Samuel Campbell knows hunters. He's lived his entire life among them. He can slip into their society like nobody's business, despite being dead for three decades. He can still patiently listen to their gossip and pick out the truth behind the stories.
He should have asked about the Winchesters – not Sam and Dean, not Campbells because blood or not they're not his grandsons – a long time ago. But he hadn't thought to. Sam was his reanimated corpse in crime, in the same baffling circumstances as Samuel himself; Dean was nothing but a worn-down hunter who was probably never as good as Sam claimed him to be.

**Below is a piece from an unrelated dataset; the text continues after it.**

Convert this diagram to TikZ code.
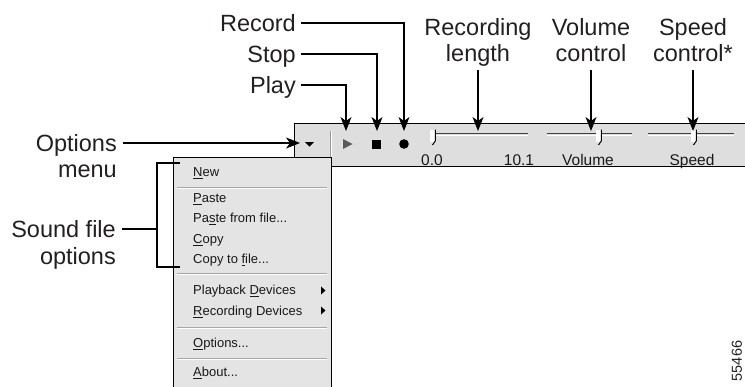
\documentclass[tikz,border=0pt]{standalone}
\usepackage{fontspec}
\setmainfont{Liberation Sans}
\usetikzlibrary{arrows.meta}
\definecolor{tbgray}{RGB}{222,222,222}
\definecolor{mgray}{RGB}{228,228,228}
\definecolor{ink}{RGB}{35,31,32}
\begin{document}
\begin{tikzpicture}[x=1pt,y=-1pt,
  lbl/.style={font=\fontsize{23.5}{26.5}\selectfont, text=ink, inner sep=0pt},
  sidelbl/.style={lbl, align=right, anchor=north east, inner xsep=6pt, inner ysep=0pt},
  toplbl/.style={lbl, inner xsep=5pt, text height=17pt, text depth=0pt, anchor=east},
  ctrlbl/.style={lbl, align=center, anchor=south},
  arr/.style={draw=black, line width=1.1pt, -{Stealth[length=14pt,width=11pt,inset=4pt]}},
  ln/.style={draw=black, line width=1.1pt},
  item/.style={font=\fontsize{13}{14}\selectfont, text=black!90, anchor=base west, inner sep=0pt},
  tbl/.style={font=\fontsize{15.5}{16}\selectfont, text=black!90, anchor=base, inner sep=0pt},
  sep/.style={draw=black!35, line width=0.8pt},
  seplight/.style={draw=white, line width=0.8pt},
]
\useasboundingbox (0,0) rectangle (745,386);

% ---------- toolbar ----------
\fill[tbgray] (294,123) rectangle (746,166);
\draw[line width=1pt] (746,123) -- (294,123) -- (294,166) -- (746,166);
\draw[black!40, line width=0.8pt] (330,131) -- (330,166);
\draw[white, line width=0.8pt] (331.2,131) -- (331.2,166);

% buttons
\fill (305,142) -- (314,142) -- (309.5,146.5) -- cycle;
\fill[black!65] (343,139) -- (352.5,144) -- (343,149) -- cycle;
\fill (372,140) rectangle (381,149);
\fill (404,144) circle (4.8);

% sliders
\foreach \a/\b/\t in {432/528/433, 547/632/599, 648/734/694}{
  \draw[black!75, line width=1pt] (\a,133.5) -- (\b,133.5);
  \draw[white, line width=1pt] (\a,135.3) -- (\b,135.3);
  \fill[white] (\t-3.5,129.5) rectangle (\t+2,141.5);
  \draw[black, line width=1pt] (\t+2.3,129.5) -- (\t+2.3,141) -- (\t-0.5,145);
}
\node[tbl] (l00) at (432,165.5) {0.0};
\node[tbl] (l101) at (519,165.5) {10.1};
\node[tbl] (lvol) at (588,165.5) {Volume};
\node[tbl] (lspd) at (692,165.5) {Speed};

% ---------- menu ----------
\fill[mgray] (173,157) rectangle (331,390);
\draw[line width=1pt] (173,390) -- (173,157) -- (331,157) -- (331,390);
\foreach \y in {187,273,327,358}{
  \draw[sep] (177,\y) -- (327,\y);
  \draw[seplight] (177,\y+1.2) -- (327,\y+1.2);
}
\node[item] (mnew) at (193,176.5) {\underline{N}ew};
\node[item] (mpaste) at (193,202.5) {\underline{P}aste};
\node[item] (mpff) at (193,222.5) {Pa\underline{s}te from file...};
\node[item] (mcopy) at (193,243.5) {\underline{C}opy};
\node[item] (mctf) at (193,263.5) {Copy to \underline{f}ile...};
\node[item] (mplay) at (193,294.5) {Playback \underline{D}evices};
\node[item] (mrec) at (193,315.5) {\underline{R}ecording Devices};
\node[item] (mopt) at (193,347.5) {\underline{O}ptions...};
\node[item] (mabout) at (193,376.5) {\underline{A}bout...};
\fill (321,286.5) -- (325.5,290.5) -- (321,294.5) -- cycle;
\fill (321,306.5) -- (325.5,310.5) -- (321,314.5) -- cycle;

% ---------- targets ----------
\coordinate (topt) at (300,143);
\coordinate (tplay) at (346,131);
\coordinate (tstop) at (377,131);
\coordinate (trec) at (404,131);
\coordinate (tlen) at (478,131);
\coordinate (tvol) at (591,131);
\coordinate (tspd) at (693,131);
\coordinate (bm) at (157,229);

% ---------- callouts ----------
\node[toplbl] (crec) at (301,23) {Record};
\node[toplbl] (cstop) at (301,54) {Stop};
\node[toplbl] (cplay) at (301,85) {Play};
\draw[arr] (crec.east) -| (trec);
\draw[arr] (cstop.east) -| (tstop);
\draw[arr] (cplay.east) -| (tplay);

\node[ctrlbl] (clen) at (478,70) {Recording\\length\strut};
\node[ctrlbl] (cvol) at (591,70) {Volume\\control\strut};
\node[ctrlbl] (cspd) at (693,70) {Speed\\control*\strut};
\draw[arr] (clen.south) -- (tlen);
\draw[arr] (cvol.south) -- (tvol);
\draw[arr] (cspd.south) -- (tspd);

\node[sidelbl] (copt) at (123,134) {Options\\menu};
\draw[arr] (copt.east |- topt) -- (topt);

\node[sidelbl] (csnd) at (122,220.5) {Sound file\\options};
\draw[ln] (csnd.east |- bm) -- (bm);
\draw[ln] (180,163) -- (157,163) -- (157,267) -- (180,267);

\node[rotate=90, font=\fontsize{14.5}{16}\selectfont, text=ink, inner sep=0pt] (fignum) at (737,361) {55466};
\end{tikzpicture}
\end{document}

After three months, Samuel should have known that Sam is always right – especially about Dean. But now that Samuel's seen Dean for the threat he truly is, and finally acknowledged that soul or not Sam will always, always follow Dean over him, intel on the Winchesters becomes priority number one. Better late than never, Samuel figures. Maybe he can reconstruct the story of the Winchesters retroactively, understand his lately expired self-proclaimed enemy.
And it's not because of the shiver down his spine, the itch of the hunted between his shoulder blades, not because of Dean's last promise. It's not, Dean is dead.
The first thing he realizes is that almost nobody truly knows the Winchesters. After experiencing first-hand their suicidal, against-all-odds plans, it does not come as a surprise. Even hunters think they're too dangerous to be around; the Winchesters have been relegated to the outskirts of Hunter society. Which, in a way, makes Samuel's job easier. Stories of the Winchesters come just as easy as stories about the monsters they hunt. Nobody knows them personally, nobody withholds information in the interests of keeping them safe.
There is a group, however, that finger their guns with weary eyes and murmur about Roy and Walt.
Roy and Walt? Samuel asks.
Yeah. Those two dumb fucks that went after Winchester for starting the apocalypse. The hunters shake their heads, not even bothering to distinguish which Winchester. They killed 'em both, but the fuckers got recognized. So when the Winchesters came back – and nobody questions that, because as one man mutters, they're less than hunters now, embroiled in the wars and politics of the things they're supposed to be hunting, treating them like equals instead of a plague to be exterminated – Roy and Walt ended up dead.
Samuel buys the men drinks, claps them on the back and makes a weak excuse to slip out of the bar. He ignores the way they seem to stare as his quivering hand knowingly, forcefully bites his lip to avoid itching at that place between his shoulder blades that feels like it's on fire.
He staggers to his car, starts the ignition, and starts driving to lose himself.